▶ **What needs to be done**:
Give every line again exactly as it appears, please, but not the pictures.
+++
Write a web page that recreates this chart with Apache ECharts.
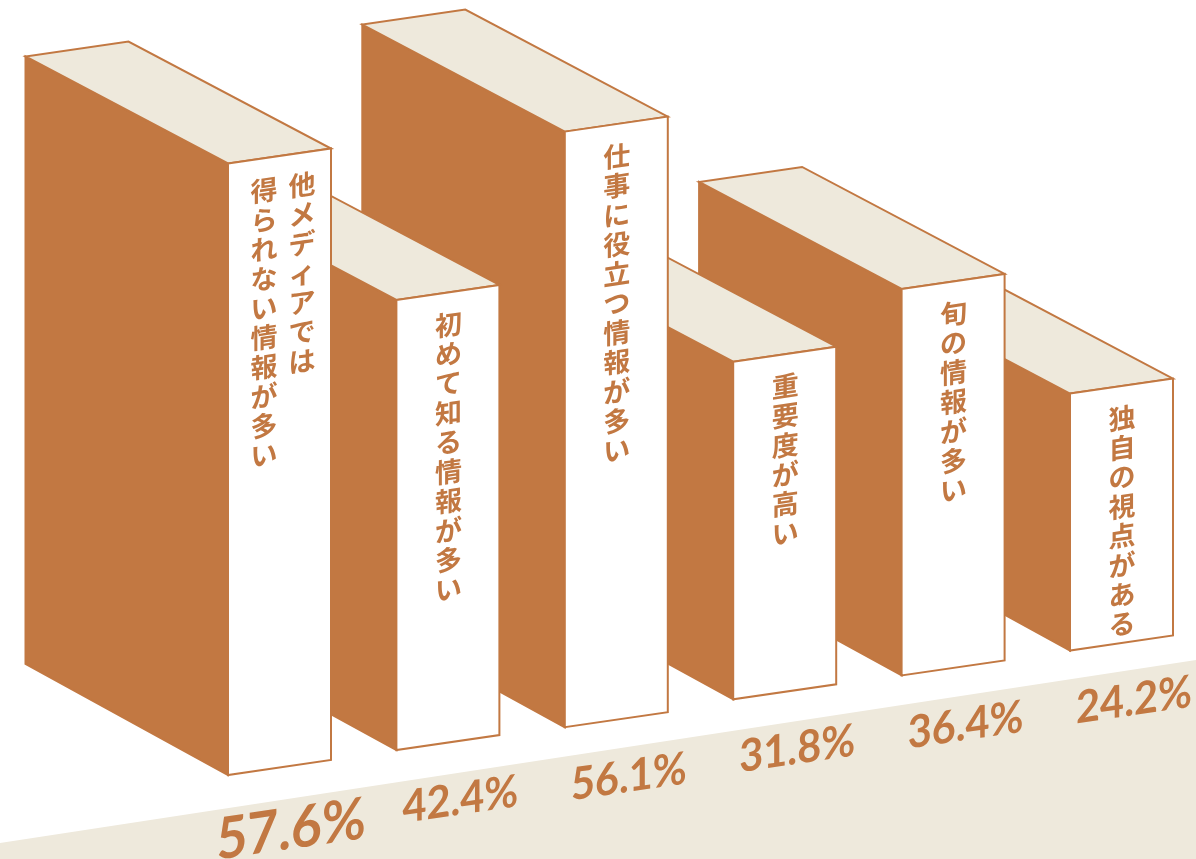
<!DOCTYPE html>
<html><head><meta charset="utf-8">
<style>html,body{margin:0;padding:0;background:#fff}#c{width:1196px;height:859px}</style>
<script src="https://cdn.jsdelivr.net/npm/echarts@6/dist/echarts.min.js"></script>
</head><body><div id="c"></div>
<script>
const categories = ["他メディアでは得られない情報が多い","初めて知る情報が多い","仕事に役立つ情報が多い","重要度が高い","旬の情報が多い","独自の視点がある"];
const labelColumns = [["他メディアでは","得られない情報が多い"],["初めて知る情報が多い"],["仕事に役立つ情報が多い"],["重要度が高い"],["旬の情報が多い"],["独自の視点がある"]];
const values = [57.6,42.4,56.1,31.8,36.4,24.2];

const ORANGE = "#C27842", BEIGE = "#EEE9DC";
const RISE = 24.9, SLOPE = 15/103, W = 103, DX = 202.5, DY_TOP = 107, DY_BOT = 111;
const NUDGE = [0, 0, 2, -1, 0, 0];
const maxV = Math.max(...values);

function renderBook(params, api) {
  const i = api.value(0), v = api.value(1);
  const p0 = api.coord([i, 0]), p1 = api.coord([i, v]);
  const x = p0[0], off = i * RISE - NUDGE[i], yb = p0[1] - off, yt = p1[1] - off, dW = W * SLOPE;
  const z = (values.length - i) * 10;
  const line = { stroke: ORANGE, lineWidth: 2, lineJoin: "miter" };
  const poly = (pts, fill, zz) => ({ type: "polygon", z2: z + zz, shape: { points: pts }, style: Object.assign({ fill }, line) });
  const children = [
    poly([[x, yt], [x - DX, yt - DY_TOP], [x - DX, yb - DY_BOT], [x, yb]], ORANGE, 0),
    poly([[x, yt], [x + W, yt - dW], [x + W - DX, yt - dW - DY_TOP], [x - DX, yt - DY_TOP]], BEIGE, 1),
    poly([[x, yt], [x + W, yt - dW], [x + W, yb - dW], [x, yb]], "#ffffff", 2)
  ];
  const cols = labelColumns[i];
  const offs = cols.length === 2 ? [74, 36] : [52];
  cols.forEach((col, c) => {
    const cx = x + offs[c];
    const top = yt - offs[c] * SLOPE;
    Array.from(col).forEach((ch, k) => {
      children.push({
        type: "text", z2: z + 3, x: cx, y: top + 32 + k * 29.4, skewY: SLOPE, silent: true,
        style: { text: ch, fill: ORANGE, fontFamily: "'Noto Sans CJK JP'", fontWeight: 700, fontSize: 27, align: "center", verticalAlign: "middle" }
      });
    });
  });
  const big = v === maxV;
  children.push({
    type: "text", z2: 500, x: x + (big ? 63 : 64), y: yb + (big ? 55 : 50), skewY: SLOPE, scaleX: 0.92, silent: true,
    style: { text: v.toFixed(1) + "%", fill: ORANGE, fontFamily: "Lato", fontWeight: 700, fontSize: big ? 58 : 45, align: "center", verticalAlign: "middle" }
  });
  return { type: "group", children };
}

function renderGround(params, api) {
  const w = api.getWidth(), h = api.getHeight();
  const yLeft = 843, yRight = 660;
  return { type: "polygon", z2: 0, shape: { points: [[0, yLeft], [w, yRight], [w, h], [0, h]] }, style: { fill: BEIGE } };
}

const chart = echarts.init(document.getElementById("c"), null, { renderer: "canvas" });
chart.setOption({
  animation: false,
  backgroundColor: "#fff",
  grid: { left: 143.8, right: 41.8, top: 0, bottom: 84 },
  xAxis: { type: "category", data: categories, show: false },
  yAxis: { type: "value", min: 0, max: 73, show: false },
  series: [
    { type: "custom", z: 1, clip: false, silent: true, renderItem: renderGround, data: [[0, 0]] },
    { type: "custom", z: 2, clip: false, renderItem: renderBook, data: values.map((v, i) => [i, v]), encode: { x: 0, y: 1 } }
  ]
});
</script></body></html>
+++
▶ **Task solution**:
Write a web page that recreates this chart with Apache ECharts.
<!DOCTYPE html>
<html><head><meta charset="utf-8">
<style>html,body{margin:0;padding:0;background:#fff}#c{width:1196px;height:859px}</style>
<script src="https://cdn.jsdelivr.net/npm/echarts@6/dist/echarts.min.js"></script>
</head><body><div id="c"></div>
<script>
const categories = ["他メディアでは得られない情報が多い","初めて知る情報が多い","仕事に役立つ情報が多い","重要度が高い","旬の情報が多い","独自の視点がある"];
const labelColumns = [["他メディアでは","得られない情報が多い"],["初めて知る情報が多い"],["仕事に役立つ情報が多い"],["重要度が高い"],["旬の情報が多い"],["独自の視点がある"]];
const values = [57.6,42.4,56.1,31.8,36.4,24.2];

const ORANGE = "#C27842", BEIGE = "#EEE9DC";
const RISE = 24.9, SLOPE = 15/103, W = 103, DX = 202.5, DY_TOP = 107, DY_BOT = 111;
const NUDGE = [0, 0, 2, -1, 0, 0];
const maxV = Math.max(...values);

function renderBook(params, api) {
  const i = api.value(0), v = api.value(1);
  const p0 = api.coord([i, 0]), p1 = api.coord([i, v]);
  const x = p0[0], off = i * RISE - NUDGE[i], yb = p0[1] - off, yt = p1[1] - off, dW = W * SLOPE;
  const z = (values.length - i) * 10;
  const line = { stroke: ORANGE, lineWidth: 2, lineJoin: "miter" };
  const poly = (pts, fill, zz) => ({ type: "polygon", z2: z + zz, shape: { points: pts }, style: Object.assign({ fill }, line) });
  const children = [
    poly([[x, yt], [x - DX, yt - DY_TOP], [x - DX, yb - DY_BOT], [x, yb]], ORANGE, 0),
    poly([[x, yt], [x + W, yt - dW], [x + W - DX, yt - dW - DY_TOP], [x - DX, yt - DY_TOP]], BEIGE, 1),
    poly([[x, yt], [x + W, yt - dW], [x + W, yb - dW], [x, yb]], "#ffffff", 2)
  ];
  const cols = labelColumns[i];
  const offs = cols.length === 2 ? [74, 36] : [52];
  cols.forEach((col, c) => {
    const cx = x + offs[c];
    const top = yt - offs[c] * SLOPE;
    Array.from(col).forEach((ch, k) => {
      children.push({
        type: "text", z2: z + 3, x: cx, y: top + 32 + k * 29.4, skewY: SLOPE, silent: true,
        style: { text: ch, fill: ORANGE, fontFamily: "'Noto Sans CJK JP'", fontWeight: 700, fontSize: 27, align: "center", verticalAlign: "middle" }
      });
    });
  });
  const big = v === maxV;
  children.push({
    type: "text", z2: 500, x: x + (big ? 63 : 64), y: yb + (big ? 55 : 50), skewY: SLOPE, scaleX: 0.92, silent: true,
    style: { text: v.toFixed(1) + "%", fill: ORANGE, fontFamily: "Lato", fontWeight: 700, fontSize: big ? 58 : 45, align: "center", verticalAlign: "middle" }
  });
  return { type: "group", children };
}

function renderGround(params, api) {
  const w = api.getWidth(), h = api.getHeight();
  const yLeft = 843, yRight = 660;
  return { type: "polygon", z2: 0, shape: { points: [[0, yLeft], [w, yRight], [w, h], [0, h]] }, style: { fill: BEIGE } };
}

const chart = echarts.init(document.getElementById("c"), null, { renderer: "canvas" });
chart.setOption({
  animation: false,
  backgroundColor: "#fff",
  grid: { left: 143.8, right: 41.8, top: 0, bottom: 84 },
  xAxis: { type: "category", data: categories, show: false },
  yAxis: { type: "value", min: 0, max: 73, show: false },
  series: [
    { type: "custom", z: 1, clip: false, silent: true, renderItem: renderGround, data: [[0, 0]] },
    { type: "custom", z: 2, clip: false, renderItem: renderBook, data: values.map((v, i) => [i, v]), encode: { x: 0, y: 1 } }
  ]
});
</script></body></html>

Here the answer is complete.